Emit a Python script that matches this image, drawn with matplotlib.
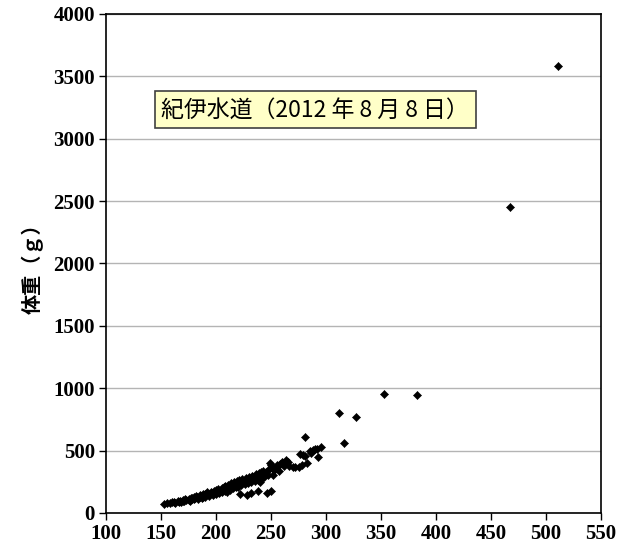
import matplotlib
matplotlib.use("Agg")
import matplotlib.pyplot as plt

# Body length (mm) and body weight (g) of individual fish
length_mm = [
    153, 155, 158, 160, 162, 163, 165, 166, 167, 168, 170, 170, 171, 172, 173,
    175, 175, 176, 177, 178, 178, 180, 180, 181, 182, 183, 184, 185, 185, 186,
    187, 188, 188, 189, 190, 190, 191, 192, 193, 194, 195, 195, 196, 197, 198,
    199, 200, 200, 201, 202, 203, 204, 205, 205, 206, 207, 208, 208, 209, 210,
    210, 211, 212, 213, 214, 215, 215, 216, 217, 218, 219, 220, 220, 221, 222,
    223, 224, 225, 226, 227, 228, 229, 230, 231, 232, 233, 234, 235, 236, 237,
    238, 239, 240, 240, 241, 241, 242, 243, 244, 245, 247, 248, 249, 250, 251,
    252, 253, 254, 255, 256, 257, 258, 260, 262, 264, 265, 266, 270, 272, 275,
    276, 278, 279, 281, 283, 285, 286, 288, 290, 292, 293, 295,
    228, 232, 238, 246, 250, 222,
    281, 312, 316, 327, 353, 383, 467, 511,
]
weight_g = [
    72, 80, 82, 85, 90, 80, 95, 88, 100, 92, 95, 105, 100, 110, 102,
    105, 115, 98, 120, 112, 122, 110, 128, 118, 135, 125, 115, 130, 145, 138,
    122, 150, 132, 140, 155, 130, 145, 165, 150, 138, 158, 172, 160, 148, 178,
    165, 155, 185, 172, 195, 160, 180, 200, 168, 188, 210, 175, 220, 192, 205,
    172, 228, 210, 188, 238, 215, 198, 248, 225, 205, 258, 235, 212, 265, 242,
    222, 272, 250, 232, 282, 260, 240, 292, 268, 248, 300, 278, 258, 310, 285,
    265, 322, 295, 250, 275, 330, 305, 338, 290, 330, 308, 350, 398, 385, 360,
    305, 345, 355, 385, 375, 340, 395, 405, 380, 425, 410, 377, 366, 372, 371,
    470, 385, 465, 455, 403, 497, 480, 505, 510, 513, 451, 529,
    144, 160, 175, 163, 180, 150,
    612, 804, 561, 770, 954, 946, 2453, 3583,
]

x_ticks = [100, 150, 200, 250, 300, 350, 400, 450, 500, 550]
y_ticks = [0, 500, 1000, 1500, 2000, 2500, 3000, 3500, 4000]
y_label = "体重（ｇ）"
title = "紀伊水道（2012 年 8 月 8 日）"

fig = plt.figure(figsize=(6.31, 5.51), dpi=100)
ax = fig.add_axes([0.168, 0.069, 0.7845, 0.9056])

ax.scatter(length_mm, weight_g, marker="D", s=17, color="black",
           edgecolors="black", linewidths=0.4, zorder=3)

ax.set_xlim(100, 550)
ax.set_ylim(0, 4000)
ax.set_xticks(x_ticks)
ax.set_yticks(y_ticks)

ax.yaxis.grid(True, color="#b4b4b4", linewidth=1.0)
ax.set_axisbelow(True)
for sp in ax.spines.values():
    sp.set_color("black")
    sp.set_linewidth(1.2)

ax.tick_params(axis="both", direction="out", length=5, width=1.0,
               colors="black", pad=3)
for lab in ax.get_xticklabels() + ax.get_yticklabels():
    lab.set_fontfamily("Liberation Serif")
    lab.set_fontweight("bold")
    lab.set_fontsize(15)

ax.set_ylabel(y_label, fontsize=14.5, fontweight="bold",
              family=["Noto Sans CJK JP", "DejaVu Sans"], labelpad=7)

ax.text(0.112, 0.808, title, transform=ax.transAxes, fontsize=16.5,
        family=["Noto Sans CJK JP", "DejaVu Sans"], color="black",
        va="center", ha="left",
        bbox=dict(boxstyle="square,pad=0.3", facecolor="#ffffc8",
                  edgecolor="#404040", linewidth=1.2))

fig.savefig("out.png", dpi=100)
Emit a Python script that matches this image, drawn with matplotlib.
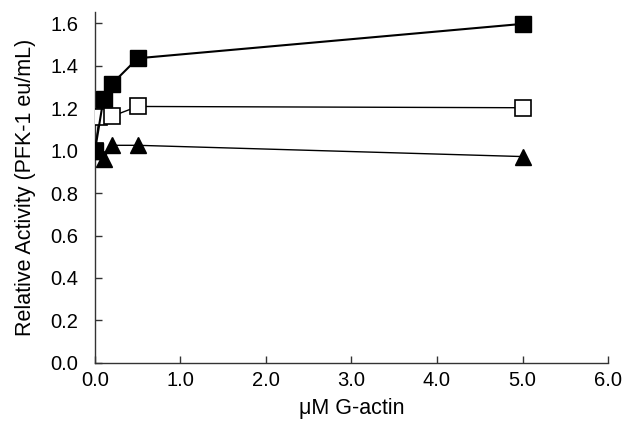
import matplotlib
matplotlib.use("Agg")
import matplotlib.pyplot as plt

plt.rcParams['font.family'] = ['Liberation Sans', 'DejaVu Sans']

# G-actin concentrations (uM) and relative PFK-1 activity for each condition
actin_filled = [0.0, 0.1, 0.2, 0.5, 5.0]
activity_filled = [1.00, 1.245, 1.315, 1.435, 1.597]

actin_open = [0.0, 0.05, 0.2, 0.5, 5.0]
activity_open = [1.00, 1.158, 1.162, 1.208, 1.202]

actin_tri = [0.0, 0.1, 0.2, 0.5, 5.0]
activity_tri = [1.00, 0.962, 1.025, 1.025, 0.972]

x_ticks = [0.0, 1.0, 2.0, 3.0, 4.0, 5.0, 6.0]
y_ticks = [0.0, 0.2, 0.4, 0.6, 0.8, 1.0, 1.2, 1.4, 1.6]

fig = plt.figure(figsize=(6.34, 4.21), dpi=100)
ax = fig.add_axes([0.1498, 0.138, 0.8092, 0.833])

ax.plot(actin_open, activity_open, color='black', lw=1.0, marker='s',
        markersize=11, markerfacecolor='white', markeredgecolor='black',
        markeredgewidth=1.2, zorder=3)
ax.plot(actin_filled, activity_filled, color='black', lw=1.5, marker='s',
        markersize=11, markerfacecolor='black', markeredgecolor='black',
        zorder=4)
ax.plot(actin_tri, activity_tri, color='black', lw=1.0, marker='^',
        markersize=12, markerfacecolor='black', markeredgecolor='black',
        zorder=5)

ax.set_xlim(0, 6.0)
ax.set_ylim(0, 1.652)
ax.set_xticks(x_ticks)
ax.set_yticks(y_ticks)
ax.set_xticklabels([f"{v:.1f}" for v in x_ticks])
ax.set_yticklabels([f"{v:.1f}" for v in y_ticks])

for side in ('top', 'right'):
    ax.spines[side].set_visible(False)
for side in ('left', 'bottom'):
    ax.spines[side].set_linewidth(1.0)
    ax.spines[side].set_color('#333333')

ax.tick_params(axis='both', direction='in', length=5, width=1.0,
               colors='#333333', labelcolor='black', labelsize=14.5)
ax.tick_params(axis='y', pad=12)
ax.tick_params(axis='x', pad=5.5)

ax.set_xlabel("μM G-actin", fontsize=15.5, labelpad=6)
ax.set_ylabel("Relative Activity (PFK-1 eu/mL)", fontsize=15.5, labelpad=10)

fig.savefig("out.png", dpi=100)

───

Make an exact copy of all entries above, dropping the images.

- _EXERCISE RESULT_
Emit a Python script that matches this image, drawn with matplotlib.
import matplotlib
matplotlib.use("Agg")
import matplotlib.pyplot as plt

# Body length (mm) and body weight (g) of individual fish
length_mm = [
    153, 155, 158, 160, 162, 163, 165, 166, 167, 168, 170, 170, 171, 172, 173,
    175, 175, 176, 177, 178, 178, 180, 180, 181, 182, 183, 184, 185, 185, 186,
    187, 188, 188, 189, 190, 190, 191, 192, 193, 194, 195, 195, 196, 197, 198,
    199, 200, 200, 201, 202, 203, 204, 205, 205, 206, 207, 208, 208, 209, 210,
    210, 211, 212, 213, 214, 215, 215, 216, 217, 218, 219, 220, 220, 221, 222,
    223, 224, 225, 226, 227, 228, 229, 230, 231, 232, 233, 234, 235, 236, 237,
    238, 239, 240, 240, 241, 241, 242, 243, 244, 245, 247, 248, 249, 250, 251,
    252, 253, 254, 255, 256, 257, 258, 260, 262, 264, 265, 266, 270, 272, 275,
    276, 278, 279, 281, 283, 285, 286, 288, 290, 292, 293, 295,
    228, 232, 238, 246, 250, 222,
    281, 312, 316, 327, 353, 383, 467, 511,
]
weight_g = [
    72, 80, 82, 85, 90, 80, 95, 88, 100, 92, 95, 105, 100, 110, 102,
    105, 115, 98, 120, 112, 122, 110, 128, 118, 135, 125, 115, 130, 145, 138,
    122, 150, 132, 140, 155, 130, 145, 165, 150, 138, 158, 172, 160, 148, 178,
    165, 155, 185, 172, 195, 160, 180, 200, 168, 188, 210, 175, 220, 192, 205,
    172, 228, 210, 188, 238, 215, 198, 248, 225, 205, 258, 235, 212, 265, 242,
    222, 272, 250, 232, 282, 260, 240, 292, 268, 248, 300, 278, 258, 310, 285,
    265, 322, 295, 250, 275, 330, 305, 338, 290, 330, 308, 350, 398, 385, 360,
    305, 345, 355, 385, 375, 340, 395, 405, 380, 425, 410, 377, 366, 372, 371,
    470, 385, 465, 455, 403, 497, 480, 505, 510, 513, 451, 529,
    144, 160, 175, 163, 180, 150,
    612, 804, 561, 770, 954, 946, 2453, 3583,
]

x_ticks = [100, 150, 200, 250, 300, 350, 400, 450, 500, 550]
y_ticks = [0, 500, 1000, 1500, 2000, 2500, 3000, 3500, 4000]
y_label = "体重（ｇ）"
title = "紀伊水道（2012 年 8 月 8 日）"

fig = plt.figure(figsize=(6.31, 5.51), dpi=100)
ax = fig.add_axes([0.168, 0.069, 0.7845, 0.9056])

ax.scatter(length_mm, weight_g, marker="D", s=17, color="black",
           edgecolors="black", linewidths=0.4, zorder=3)

ax.set_xlim(100, 550)
ax.set_ylim(0, 4000)
ax.set_xticks(x_ticks)
ax.set_yticks(y_ticks)

ax.yaxis.grid(True, color="#b4b4b4", linewidth=1.0)
ax.set_axisbelow(True)
for sp in ax.spines.values():
    sp.set_color("black")
    sp.set_linewidth(1.2)

ax.tick_params(axis="both", direction="out", length=5, width=1.0,
               colors="black", pad=3)
for lab in ax.get_xticklabels() + ax.get_yticklabels():
    lab.set_fontfamily("Liberation Serif")
    lab.set_fontweight("bold")
    lab.set_fontsize(15)

ax.set_ylabel(y_label, fontsize=14.5, fontweight="bold",
              family=["Noto Sans CJK JP", "DejaVu Sans"], labelpad=7)

ax.text(0.112, 0.808, title, transform=ax.transAxes, fontsize=16.5,
        family=["Noto Sans CJK JP", "DejaVu Sans"], color="black",
        va="center", ha="left",
        bbox=dict(boxstyle="square,pad=0.3", facecolor="#ffffc8",
                  edgecolor="#404040", linewidth=1.2))

fig.savefig("out.png", dpi=100)
Emit a Python script that matches this image, drawn with matplotlib.
import matplotlib
matplotlib.use("Agg")
import matplotlib.pyplot as plt

plt.rcParams['font.family'] = ['Liberation Sans', 'DejaVu Sans']

# G-actin concentrations (uM) and relative PFK-1 activity for each condition
actin_filled = [0.0, 0.1, 0.2, 0.5, 5.0]
activity_filled = [1.00, 1.245, 1.315, 1.435, 1.597]

actin_open = [0.0, 0.05, 0.2, 0.5, 5.0]
activity_open = [1.00, 1.158, 1.162, 1.208, 1.202]

actin_tri = [0.0, 0.1, 0.2, 0.5, 5.0]
activity_tri = [1.00, 0.962, 1.025, 1.025, 0.972]

x_ticks = [0.0, 1.0, 2.0, 3.0, 4.0, 5.0, 6.0]
y_ticks = [0.0, 0.2, 0.4, 0.6, 0.8, 1.0, 1.2, 1.4, 1.6]

fig = plt.figure(figsize=(6.34, 4.21), dpi=100)
ax = fig.add_axes([0.1498, 0.138, 0.8092, 0.833])

ax.plot(actin_open, activity_open, color='black', lw=1.0, marker='s',
        markersize=11, markerfacecolor='white', markeredgecolor='black',
        markeredgewidth=1.2, zorder=3)
ax.plot(actin_filled, activity_filled, color='black', lw=1.5, marker='s',
        markersize=11, markerfacecolor='black', markeredgecolor='black',
        zorder=4)
ax.plot(actin_tri, activity_tri, color='black', lw=1.0, marker='^',
        markersize=12, markerfacecolor='black', markeredgecolor='black',
        zorder=5)

ax.set_xlim(0, 6.0)
ax.set_ylim(0, 1.652)
ax.set_xticks(x_ticks)
ax.set_yticks(y_ticks)
ax.set_xticklabels([f"{v:.1f}" for v in x_ticks])
ax.set_yticklabels([f"{v:.1f}" for v in y_ticks])

for side in ('top', 'right'):
    ax.spines[side].set_visible(False)
for side in ('left', 'bottom'):
    ax.spines[side].set_linewidth(1.0)
    ax.spines[side].set_color('#333333')

ax.tick_params(axis='both', direction='in', length=5, width=1.0,
               colors='#333333', labelcolor='black', labelsize=14.5)
ax.tick_params(axis='y', pad=12)
ax.tick_params(axis='x', pad=5.5)

ax.set_xlabel("μM G-actin", fontsize=15.5, labelpad=6)
ax.set_ylabel("Relative Activity (PFK-1 eu/mL)", fontsize=15.5, labelpad=10)

fig.savefig("out.png", dpi=100)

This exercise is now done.